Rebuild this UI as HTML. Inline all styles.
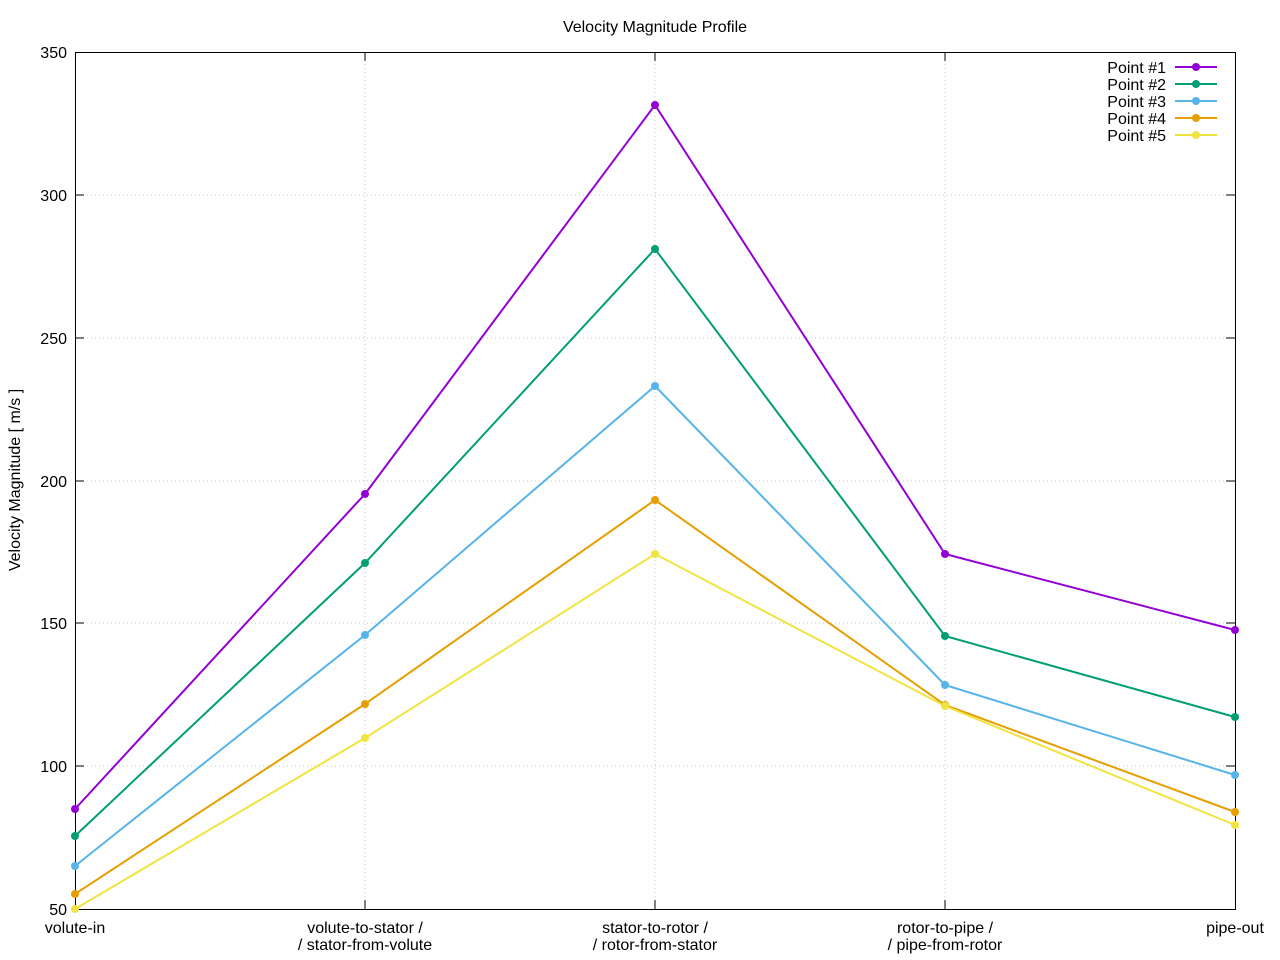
<!DOCTYPE html>
<html><head><meta charset="utf-8"><style>body{margin:0;background:#fff}svg{display:block}text{font-family:"Liberation Sans",sans-serif;font-size:16px;fill:#000}</style></head><body>
<svg width="1280" height="960" xmlns="http://www.w3.org/2000/svg">
<rect width="1280" height="960" fill="#fff"/>
<g stroke="#c8c8c8" stroke-width="1" stroke-dasharray="1,3">
<line x1="75" y1="195" x2="1235" y2="195"/><line x1="75" y1="338" x2="1235" y2="338"/><line x1="75" y1="481" x2="1235" y2="481"/><line x1="75" y1="623" x2="1235" y2="623"/><line x1="75" y1="766" x2="1235" y2="766"/>
<line x1="365" y1="52" x2="365" y2="909"/><line x1="655" y1="52" x2="655" y2="909"/><line x1="945" y1="52" x2="945" y2="909"/>
</g>
<g stroke="#000" stroke-width="1">
<rect x="75.5" y="52.5" width="1160" height="857" fill="none"/>
<path d="M75 195h9M75 338h9M75 481h9M75 623h9M75 766h9M1235 195h-9M1235 338h-9M1235 481h-9M1235 623h-9M1235 766h-9M365 909v-9M655 909v-9M945 909v-9M365 52v9M655 52v9M945 52v9"/>
</g>
<g text-anchor="end">
<text x="67" y="58">350</text><text x="67" y="201">300</text><text x="67" y="344">250</text><text x="67" y="487">200</text><text x="67" y="629">150</text><text x="67" y="772">100</text><text x="67" y="915">50</text>
</g>
<g text-anchor="middle">
<text x="75" y="933">volute-in</text>
<text x="365" y="933">volute-to-stator /</text><text x="365" y="950">/ stator-from-volute</text>
<text x="655" y="933">stator-to-rotor /</text><text x="655" y="950">/ rotor-from-stator</text>
<text x="945" y="933">rotor-to-pipe /</text><text x="945" y="950">/ pipe-from-rotor</text>
<text x="1235" y="933">pipe-out</text>
<text x="655" y="32">Velocity Magnitude Profile</text>
<text x="0" y="0" transform="translate(20,480) rotate(-90)">Velocity Magnitude [ m/s ]</text>
</g>
<g fill="none" stroke-width="2">
<polyline stroke="#9400d3" points="75,809 365,494 655,105 945,554 1235,630"/>
<polyline stroke="#009e73" points="75,836 365,563 655,249 945,636 1235,717"/>
<polyline stroke="#56b4e9" points="75,866 365,635 655,386 945,685 1235,775"/>
<polyline stroke="#e69f00" points="75,894 365,704 655,500 945,705 1235,812"/>
<polyline stroke="#f0e442" points="75,909 365,738 655,554 945,706 1235,825"/>
</g>
<g fill="#9400d3"><circle cx="75" cy="809" r="4"/><circle cx="365" cy="494" r="4"/><circle cx="655" cy="105" r="4"/><circle cx="945" cy="554" r="4"/><circle cx="1235" cy="630" r="4"/></g>
<g fill="#009e73"><circle cx="75" cy="836" r="4"/><circle cx="365" cy="563" r="4"/><circle cx="655" cy="249" r="4"/><circle cx="945" cy="636" r="4"/><circle cx="1235" cy="717" r="4"/></g>
<g fill="#56b4e9"><circle cx="75" cy="866" r="4"/><circle cx="365" cy="635" r="4"/><circle cx="655" cy="386" r="4"/><circle cx="945" cy="685" r="4"/><circle cx="1235" cy="775" r="4"/></g>
<g fill="#e69f00"><circle cx="75" cy="894" r="4"/><circle cx="365" cy="704" r="4"/><circle cx="655" cy="500" r="4"/><circle cx="945" cy="705" r="4"/><circle cx="1235" cy="812" r="4"/></g>
<g fill="#f0e442"><circle cx="75" cy="909" r="4"/><circle cx="365" cy="738" r="4"/><circle cx="655" cy="554" r="4"/><circle cx="945" cy="706" r="4"/><circle cx="1235" cy="825" r="4"/></g>
<g text-anchor="end">
<text x="1166" y="73">Point #1</text><text x="1166" y="90">Point #2</text><text x="1166" y="107">Point #3</text><text x="1166" y="124">Point #4</text><text x="1166" y="141">Point #5</text>
</g>
<g stroke-width="2">
<line x1="1175" y1="67" x2="1217" y2="67" stroke="#9400d3"/><circle cx="1196" cy="67" r="4" fill="#9400d3"/>
<line x1="1175" y1="84" x2="1217" y2="84" stroke="#009e73"/><circle cx="1196" cy="84" r="4" fill="#009e73"/>
<line x1="1175" y1="101" x2="1217" y2="101" stroke="#56b4e9"/><circle cx="1196" cy="101" r="4" fill="#56b4e9"/>
<line x1="1175" y1="118" x2="1217" y2="118" stroke="#e69f00"/><circle cx="1196" cy="118" r="4" fill="#e69f00"/>
<line x1="1175" y1="135" x2="1217" y2="135" stroke="#f0e442"/><circle cx="1196" cy="135" r="4" fill="#f0e442"/>
</g>
</svg>
</body></html>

### THE REQUEST:
Pictures are excluded; output everything else in the data verbatim.

### EXERCISE ANSWER:
Rebuild this UI as HTML. Inline all styles.
<!DOCTYPE html>
<html><head><meta charset="utf-8"><style>body{margin:0;background:#fff}svg{display:block}text{font-family:"Liberation Sans",sans-serif;font-size:16px;fill:#000}</style></head><body>
<svg width="1280" height="960" xmlns="http://www.w3.org/2000/svg">
<rect width="1280" height="960" fill="#fff"/>
<g stroke="#c8c8c8" stroke-width="1" stroke-dasharray="1,3">
<line x1="75" y1="195" x2="1235" y2="195"/><line x1="75" y1="338" x2="1235" y2="338"/><line x1="75" y1="481" x2="1235" y2="481"/><line x1="75" y1="623" x2="1235" y2="623"/><line x1="75" y1="766" x2="1235" y2="766"/>
<line x1="365" y1="52" x2="365" y2="909"/><line x1="655" y1="52" x2="655" y2="909"/><line x1="945" y1="52" x2="945" y2="909"/>
</g>
<g stroke="#000" stroke-width="1">
<rect x="75.5" y="52.5" width="1160" height="857" fill="none"/>
<path d="M75 195h9M75 338h9M75 481h9M75 623h9M75 766h9M1235 195h-9M1235 338h-9M1235 481h-9M1235 623h-9M1235 766h-9M365 909v-9M655 909v-9M945 909v-9M365 52v9M655 52v9M945 52v9"/>
</g>
<g text-anchor="end">
<text x="67" y="58">350</text><text x="67" y="201">300</text><text x="67" y="344">250</text><text x="67" y="487">200</text><text x="67" y="629">150</text><text x="67" y="772">100</text><text x="67" y="915">50</text>
</g>
<g text-anchor="middle">
<text x="75" y="933">volute-in</text>
<text x="365" y="933">volute-to-stator /</text><text x="365" y="950">/ stator-from-volute</text>
<text x="655" y="933">stator-to-rotor /</text><text x="655" y="950">/ rotor-from-stator</text>
<text x="945" y="933">rotor-to-pipe /</text><text x="945" y="950">/ pipe-from-rotor</text>
<text x="1235" y="933">pipe-out</text>
<text x="655" y="32">Velocity Magnitude Profile</text>
<text x="0" y="0" transform="translate(20,480) rotate(-90)">Velocity Magnitude [ m/s ]</text>
</g>
<g fill="none" stroke-width="2">
<polyline stroke="#9400d3" points="75,809 365,494 655,105 945,554 1235,630"/>
<polyline stroke="#009e73" points="75,836 365,563 655,249 945,636 1235,717"/>
<polyline stroke="#56b4e9" points="75,866 365,635 655,386 945,685 1235,775"/>
<polyline stroke="#e69f00" points="75,894 365,704 655,500 945,705 1235,812"/>
<polyline stroke="#f0e442" points="75,909 365,738 655,554 945,706 1235,825"/>
</g>
<g fill="#9400d3"><circle cx="75" cy="809" r="4"/><circle cx="365" cy="494" r="4"/><circle cx="655" cy="105" r="4"/><circle cx="945" cy="554" r="4"/><circle cx="1235" cy="630" r="4"/></g>
<g fill="#009e73"><circle cx="75" cy="836" r="4"/><circle cx="365" cy="563" r="4"/><circle cx="655" cy="249" r="4"/><circle cx="945" cy="636" r="4"/><circle cx="1235" cy="717" r="4"/></g>
<g fill="#56b4e9"><circle cx="75" cy="866" r="4"/><circle cx="365" cy="635" r="4"/><circle cx="655" cy="386" r="4"/><circle cx="945" cy="685" r="4"/><circle cx="1235" cy="775" r="4"/></g>
<g fill="#e69f00"><circle cx="75" cy="894" r="4"/><circle cx="365" cy="704" r="4"/><circle cx="655" cy="500" r="4"/><circle cx="945" cy="705" r="4"/><circle cx="1235" cy="812" r="4"/></g>
<g fill="#f0e442"><circle cx="75" cy="909" r="4"/><circle cx="365" cy="738" r="4"/><circle cx="655" cy="554" r="4"/><circle cx="945" cy="706" r="4"/><circle cx="1235" cy="825" r="4"/></g>
<g text-anchor="end">
<text x="1166" y="73">Point #1</text><text x="1166" y="90">Point #2</text><text x="1166" y="107">Point #3</text><text x="1166" y="124">Point #4</text><text x="1166" y="141">Point #5</text>
</g>
<g stroke-width="2">
<line x1="1175" y1="67" x2="1217" y2="67" stroke="#9400d3"/><circle cx="1196" cy="67" r="4" fill="#9400d3"/>
<line x1="1175" y1="84" x2="1217" y2="84" stroke="#009e73"/><circle cx="1196" cy="84" r="4" fill="#009e73"/>
<line x1="1175" y1="101" x2="1217" y2="101" stroke="#56b4e9"/><circle cx="1196" cy="101" r="4" fill="#56b4e9"/>
<line x1="1175" y1="118" x2="1217" y2="118" stroke="#e69f00"/><circle cx="1196" cy="118" r="4" fill="#e69f00"/>
<line x1="1175" y1="135" x2="1217" y2="135" stroke="#f0e442"/><circle cx="1196" cy="135" r="4" fill="#f0e442"/>
</g>
</svg>
</body></html>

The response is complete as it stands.